Markets & Policies

The Pipeline of Contention: the Green Light to TAP Sparks Criticism in Italy

The Italian Prime Minister has given the green light to the TAP, but the governments seems more divided than ever and uncapable of establishing ad following a common energy strategy.

"TAP Italy"

On the 25th of October, the Italian Prime Minister Giuseppe Conte has given the green light for the completion of the Trans Adriatic Pipeline (TAP) in Italy.

The TAP, that is the third and last pipeline of the Southern Gas Corridor used to bring Azeri gas to Italy’s southern region Puglia by 2020, has met the opposition of many.
Besides the citizens of Puglia, understandably concerned about the repercussions of the infrastructure on the territory and tourism, and many environmentalists, Italian politicians have been engaged in a very lively debate as well.

A Divisive Project

The coalition leading the Italian government has been highly divided on whether the TAP can be an advantage for Italy’s energy market or a tremendous mistake.

The Northern League, one of the two parties of the coalition supports the first position.
According to Matteo Salvini, leader of the right wing party and Italian Minister of Interior, the TAP will greatly benefit Italian consumers, by cutting the price of gas by 10%.
His support to the Trans Adriatic Pipeline has not faded despite the strong opposition voiced by the other member of the coalition, the Five Star Movement (M5S).

Defining the TAP as a useless and harmful infrastructure, the M5S has promised during the electoral campaign that it would have blocked the construction of the pipeline, gaining the support of its most fervent opponents.

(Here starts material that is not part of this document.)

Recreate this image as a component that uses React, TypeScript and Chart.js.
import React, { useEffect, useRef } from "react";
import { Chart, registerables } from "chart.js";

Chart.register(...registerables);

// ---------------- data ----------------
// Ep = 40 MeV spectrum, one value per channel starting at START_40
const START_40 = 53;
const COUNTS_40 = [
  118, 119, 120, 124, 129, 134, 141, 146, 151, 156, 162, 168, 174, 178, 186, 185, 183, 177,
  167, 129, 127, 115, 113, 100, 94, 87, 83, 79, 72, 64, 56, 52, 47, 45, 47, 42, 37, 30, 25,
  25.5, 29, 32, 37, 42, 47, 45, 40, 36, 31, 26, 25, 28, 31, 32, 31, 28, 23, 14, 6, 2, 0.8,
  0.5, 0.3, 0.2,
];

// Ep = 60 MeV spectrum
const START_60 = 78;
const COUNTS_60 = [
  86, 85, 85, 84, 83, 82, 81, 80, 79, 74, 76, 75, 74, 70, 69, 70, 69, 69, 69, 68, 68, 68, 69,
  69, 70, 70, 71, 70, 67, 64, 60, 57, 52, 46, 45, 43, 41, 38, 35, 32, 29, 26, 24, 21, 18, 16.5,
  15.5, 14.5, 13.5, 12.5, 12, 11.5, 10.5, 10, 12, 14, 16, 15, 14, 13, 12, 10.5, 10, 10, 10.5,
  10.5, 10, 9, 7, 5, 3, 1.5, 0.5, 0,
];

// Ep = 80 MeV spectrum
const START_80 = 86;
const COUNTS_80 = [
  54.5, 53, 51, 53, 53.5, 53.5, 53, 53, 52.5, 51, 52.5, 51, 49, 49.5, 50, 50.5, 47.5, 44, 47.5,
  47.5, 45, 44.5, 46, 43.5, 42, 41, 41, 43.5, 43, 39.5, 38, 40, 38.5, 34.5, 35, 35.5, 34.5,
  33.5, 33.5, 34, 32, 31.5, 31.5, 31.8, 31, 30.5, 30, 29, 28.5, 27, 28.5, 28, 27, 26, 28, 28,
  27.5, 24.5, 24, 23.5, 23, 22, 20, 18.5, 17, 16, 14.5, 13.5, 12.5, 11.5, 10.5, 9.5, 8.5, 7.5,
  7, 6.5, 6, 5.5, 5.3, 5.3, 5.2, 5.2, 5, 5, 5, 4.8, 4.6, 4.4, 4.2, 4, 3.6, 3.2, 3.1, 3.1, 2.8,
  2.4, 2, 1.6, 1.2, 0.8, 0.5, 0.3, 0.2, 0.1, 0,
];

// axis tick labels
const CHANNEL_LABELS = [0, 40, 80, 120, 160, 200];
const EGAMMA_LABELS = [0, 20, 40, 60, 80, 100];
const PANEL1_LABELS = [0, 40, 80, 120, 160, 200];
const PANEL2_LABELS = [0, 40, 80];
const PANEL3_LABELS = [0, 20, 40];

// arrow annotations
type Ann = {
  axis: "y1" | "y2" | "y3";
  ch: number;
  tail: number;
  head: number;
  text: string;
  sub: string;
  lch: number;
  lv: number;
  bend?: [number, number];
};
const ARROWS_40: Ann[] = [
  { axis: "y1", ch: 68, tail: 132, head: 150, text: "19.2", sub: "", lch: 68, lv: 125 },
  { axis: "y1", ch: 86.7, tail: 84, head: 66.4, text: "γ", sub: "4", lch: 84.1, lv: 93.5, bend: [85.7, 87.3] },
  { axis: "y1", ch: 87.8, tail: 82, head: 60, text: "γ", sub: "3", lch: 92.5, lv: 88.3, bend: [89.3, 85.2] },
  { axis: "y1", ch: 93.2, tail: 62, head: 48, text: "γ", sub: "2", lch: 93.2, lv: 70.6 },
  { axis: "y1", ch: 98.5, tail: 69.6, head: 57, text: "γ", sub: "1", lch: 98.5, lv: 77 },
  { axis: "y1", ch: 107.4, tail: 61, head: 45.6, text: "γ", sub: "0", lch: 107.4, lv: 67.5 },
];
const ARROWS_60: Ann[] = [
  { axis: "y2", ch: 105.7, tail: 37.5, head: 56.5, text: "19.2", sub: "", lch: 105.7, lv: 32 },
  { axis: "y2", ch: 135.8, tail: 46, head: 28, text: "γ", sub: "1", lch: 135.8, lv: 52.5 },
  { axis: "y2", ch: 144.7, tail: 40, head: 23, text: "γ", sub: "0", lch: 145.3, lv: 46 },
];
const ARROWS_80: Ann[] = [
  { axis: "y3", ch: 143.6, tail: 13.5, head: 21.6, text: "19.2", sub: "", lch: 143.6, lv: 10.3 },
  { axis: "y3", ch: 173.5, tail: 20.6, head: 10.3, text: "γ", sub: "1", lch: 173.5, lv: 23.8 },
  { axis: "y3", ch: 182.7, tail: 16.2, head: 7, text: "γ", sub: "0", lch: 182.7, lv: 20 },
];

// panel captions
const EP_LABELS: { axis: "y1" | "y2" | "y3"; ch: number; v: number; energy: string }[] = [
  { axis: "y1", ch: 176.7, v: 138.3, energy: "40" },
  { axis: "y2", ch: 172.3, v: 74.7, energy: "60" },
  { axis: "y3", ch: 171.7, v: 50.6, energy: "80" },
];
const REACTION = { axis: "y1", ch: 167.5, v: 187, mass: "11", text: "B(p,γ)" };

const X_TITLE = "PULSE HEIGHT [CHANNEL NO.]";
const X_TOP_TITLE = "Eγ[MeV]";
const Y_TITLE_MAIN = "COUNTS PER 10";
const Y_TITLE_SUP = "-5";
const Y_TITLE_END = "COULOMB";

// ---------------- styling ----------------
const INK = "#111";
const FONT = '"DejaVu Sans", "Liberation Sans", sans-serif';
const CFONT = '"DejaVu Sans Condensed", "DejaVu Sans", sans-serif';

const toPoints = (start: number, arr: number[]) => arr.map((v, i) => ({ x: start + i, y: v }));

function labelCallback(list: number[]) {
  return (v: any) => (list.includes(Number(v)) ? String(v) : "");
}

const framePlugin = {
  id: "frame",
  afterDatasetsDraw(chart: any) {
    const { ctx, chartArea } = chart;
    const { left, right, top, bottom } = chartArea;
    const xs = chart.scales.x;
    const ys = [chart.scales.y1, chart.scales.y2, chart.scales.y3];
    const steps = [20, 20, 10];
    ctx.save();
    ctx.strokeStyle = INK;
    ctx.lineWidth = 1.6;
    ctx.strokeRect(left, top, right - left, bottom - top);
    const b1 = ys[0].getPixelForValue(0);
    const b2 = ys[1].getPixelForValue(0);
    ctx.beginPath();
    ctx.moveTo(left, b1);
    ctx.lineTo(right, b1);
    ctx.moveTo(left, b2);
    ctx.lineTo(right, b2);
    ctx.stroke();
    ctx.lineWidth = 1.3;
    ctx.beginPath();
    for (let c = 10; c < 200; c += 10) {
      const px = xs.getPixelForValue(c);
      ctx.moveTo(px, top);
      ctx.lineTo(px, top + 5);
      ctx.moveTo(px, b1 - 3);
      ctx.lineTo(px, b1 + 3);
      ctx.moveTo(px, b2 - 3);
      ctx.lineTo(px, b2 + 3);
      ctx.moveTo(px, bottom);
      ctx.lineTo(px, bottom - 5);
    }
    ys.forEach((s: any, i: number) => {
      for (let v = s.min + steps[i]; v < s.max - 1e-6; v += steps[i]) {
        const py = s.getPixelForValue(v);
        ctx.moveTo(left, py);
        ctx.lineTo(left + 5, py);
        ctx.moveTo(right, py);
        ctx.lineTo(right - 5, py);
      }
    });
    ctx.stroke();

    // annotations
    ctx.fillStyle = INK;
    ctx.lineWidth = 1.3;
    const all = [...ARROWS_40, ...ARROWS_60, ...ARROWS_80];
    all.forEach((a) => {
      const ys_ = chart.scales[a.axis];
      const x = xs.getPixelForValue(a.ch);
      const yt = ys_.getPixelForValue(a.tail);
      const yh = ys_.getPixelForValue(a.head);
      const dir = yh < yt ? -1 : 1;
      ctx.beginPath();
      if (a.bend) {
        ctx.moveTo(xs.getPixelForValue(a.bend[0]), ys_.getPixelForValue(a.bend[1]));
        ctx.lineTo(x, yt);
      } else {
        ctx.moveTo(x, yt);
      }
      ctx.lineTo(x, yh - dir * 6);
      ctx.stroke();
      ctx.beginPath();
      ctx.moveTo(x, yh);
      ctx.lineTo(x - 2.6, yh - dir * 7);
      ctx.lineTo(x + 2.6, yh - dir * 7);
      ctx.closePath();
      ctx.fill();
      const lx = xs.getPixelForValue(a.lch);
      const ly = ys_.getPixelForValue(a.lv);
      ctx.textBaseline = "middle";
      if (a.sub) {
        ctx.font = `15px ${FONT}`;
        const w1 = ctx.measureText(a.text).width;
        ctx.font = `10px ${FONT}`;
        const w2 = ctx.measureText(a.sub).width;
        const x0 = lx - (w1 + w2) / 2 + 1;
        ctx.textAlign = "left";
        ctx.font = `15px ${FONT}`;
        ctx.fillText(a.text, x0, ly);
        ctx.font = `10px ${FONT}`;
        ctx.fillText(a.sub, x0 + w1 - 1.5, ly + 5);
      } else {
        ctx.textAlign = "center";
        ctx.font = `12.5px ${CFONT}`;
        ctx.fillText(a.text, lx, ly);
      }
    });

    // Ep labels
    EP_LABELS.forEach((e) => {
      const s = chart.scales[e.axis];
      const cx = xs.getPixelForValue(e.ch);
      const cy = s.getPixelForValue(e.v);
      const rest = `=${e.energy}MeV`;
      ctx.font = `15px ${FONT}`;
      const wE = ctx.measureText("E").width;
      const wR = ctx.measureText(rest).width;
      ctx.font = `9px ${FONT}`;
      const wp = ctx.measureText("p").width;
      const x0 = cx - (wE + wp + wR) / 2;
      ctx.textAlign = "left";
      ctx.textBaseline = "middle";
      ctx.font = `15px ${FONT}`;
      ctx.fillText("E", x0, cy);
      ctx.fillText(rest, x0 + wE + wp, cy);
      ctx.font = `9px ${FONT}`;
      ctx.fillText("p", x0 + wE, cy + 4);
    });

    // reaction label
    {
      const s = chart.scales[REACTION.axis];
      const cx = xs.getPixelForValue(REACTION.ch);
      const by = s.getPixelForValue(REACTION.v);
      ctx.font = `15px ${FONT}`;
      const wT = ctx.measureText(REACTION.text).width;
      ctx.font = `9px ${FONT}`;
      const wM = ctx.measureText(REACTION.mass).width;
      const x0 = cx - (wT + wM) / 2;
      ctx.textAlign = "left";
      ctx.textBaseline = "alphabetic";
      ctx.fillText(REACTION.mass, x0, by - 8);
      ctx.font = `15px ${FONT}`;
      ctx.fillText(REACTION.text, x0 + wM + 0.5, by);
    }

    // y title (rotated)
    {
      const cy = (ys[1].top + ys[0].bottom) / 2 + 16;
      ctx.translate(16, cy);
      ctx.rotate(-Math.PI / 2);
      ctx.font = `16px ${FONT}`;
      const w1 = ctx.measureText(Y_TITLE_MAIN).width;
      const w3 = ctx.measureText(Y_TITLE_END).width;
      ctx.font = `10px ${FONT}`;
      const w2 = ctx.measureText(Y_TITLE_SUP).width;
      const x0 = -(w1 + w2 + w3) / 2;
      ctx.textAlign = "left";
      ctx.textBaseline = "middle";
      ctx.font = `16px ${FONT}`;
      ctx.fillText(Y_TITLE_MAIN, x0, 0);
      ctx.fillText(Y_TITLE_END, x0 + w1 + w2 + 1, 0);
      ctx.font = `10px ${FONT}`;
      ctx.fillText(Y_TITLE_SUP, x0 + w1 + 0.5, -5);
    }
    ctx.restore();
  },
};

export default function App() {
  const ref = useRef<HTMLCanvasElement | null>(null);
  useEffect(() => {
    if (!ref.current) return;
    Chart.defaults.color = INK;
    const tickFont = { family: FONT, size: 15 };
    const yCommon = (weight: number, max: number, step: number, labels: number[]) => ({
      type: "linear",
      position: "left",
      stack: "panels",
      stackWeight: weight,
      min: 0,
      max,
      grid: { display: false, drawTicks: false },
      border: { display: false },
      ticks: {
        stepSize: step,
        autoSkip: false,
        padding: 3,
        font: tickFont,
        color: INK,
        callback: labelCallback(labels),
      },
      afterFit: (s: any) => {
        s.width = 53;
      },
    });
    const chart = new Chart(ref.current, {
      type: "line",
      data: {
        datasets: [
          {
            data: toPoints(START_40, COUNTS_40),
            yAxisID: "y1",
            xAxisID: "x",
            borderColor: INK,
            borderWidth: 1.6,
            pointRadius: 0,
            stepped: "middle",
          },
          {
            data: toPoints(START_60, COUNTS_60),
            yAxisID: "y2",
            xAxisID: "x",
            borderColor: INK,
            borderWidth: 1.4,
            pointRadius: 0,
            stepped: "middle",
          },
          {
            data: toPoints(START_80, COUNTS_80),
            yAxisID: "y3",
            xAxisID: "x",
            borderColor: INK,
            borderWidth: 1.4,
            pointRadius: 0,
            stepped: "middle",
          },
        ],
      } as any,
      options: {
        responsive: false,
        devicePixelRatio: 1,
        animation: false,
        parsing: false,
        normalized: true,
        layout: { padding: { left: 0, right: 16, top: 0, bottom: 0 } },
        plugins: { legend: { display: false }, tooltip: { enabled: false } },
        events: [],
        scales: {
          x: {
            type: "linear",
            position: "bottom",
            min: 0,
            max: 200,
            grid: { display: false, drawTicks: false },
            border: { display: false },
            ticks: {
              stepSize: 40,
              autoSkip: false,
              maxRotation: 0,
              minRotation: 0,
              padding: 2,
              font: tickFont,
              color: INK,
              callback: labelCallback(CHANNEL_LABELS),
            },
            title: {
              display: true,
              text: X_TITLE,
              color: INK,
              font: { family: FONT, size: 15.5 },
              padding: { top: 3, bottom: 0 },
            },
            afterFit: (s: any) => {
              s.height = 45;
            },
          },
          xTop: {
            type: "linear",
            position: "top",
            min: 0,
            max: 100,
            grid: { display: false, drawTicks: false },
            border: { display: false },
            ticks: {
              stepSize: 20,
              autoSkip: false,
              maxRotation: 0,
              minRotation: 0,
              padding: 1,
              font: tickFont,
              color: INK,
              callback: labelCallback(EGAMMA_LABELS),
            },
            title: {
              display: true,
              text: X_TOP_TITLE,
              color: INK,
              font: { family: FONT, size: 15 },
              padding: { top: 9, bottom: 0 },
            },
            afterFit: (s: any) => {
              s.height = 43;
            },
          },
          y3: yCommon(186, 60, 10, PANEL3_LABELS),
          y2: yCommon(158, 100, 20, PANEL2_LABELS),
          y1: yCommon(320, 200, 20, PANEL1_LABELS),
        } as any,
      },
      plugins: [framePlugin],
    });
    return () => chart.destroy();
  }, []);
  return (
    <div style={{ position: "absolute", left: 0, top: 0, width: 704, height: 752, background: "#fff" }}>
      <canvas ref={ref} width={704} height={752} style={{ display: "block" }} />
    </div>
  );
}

No Real Decision To Be Made

The green light of the government comes right after the communication of the Minister of Environment, Sergio Costa, that the evaluation of legitimacy recently completed has shown no sources of illegitimacy, exactly as it did the one conducted in 2014 by the previous government, that approved the project.
As to respond in a preventive way to any criticism, Costa stressed that the final decision is not linked in any way to its personal beliefs. He himself was among the detractors of the TAP, defining it as environmentally harmful.

The decision sparked a strong criticism, especially in Puglia, where the local authorities promised that they will keep fighting this project by any legal means at their disposal.

Now, not even after the decision is taken the government shows unanimity.

While Matteo Salvini was crying victory, Luigi di Maio stated that no real decision was there, as the current government has no power to reverse a decision made by the previous one, unless by paying a penalty of about 20 billion euros.

Actually, there seems to be no penalty after all. But if the project is stopped right now, when 80.7% of it is already completed, the other actors involved in it will claim compensation, as it normally would be.

No Unanimity, No Strategy

Besides the not-so-shocking fact that something promised during an electoral campaign is not delivered after elections, what is very problematic here is that the absence of an energy strategy during the campaign is still there today.

And rather surprisingly the coalition forces do not seem very engaged in the effort of finding a common ground even in crucial issues as the energy strategy to adopt.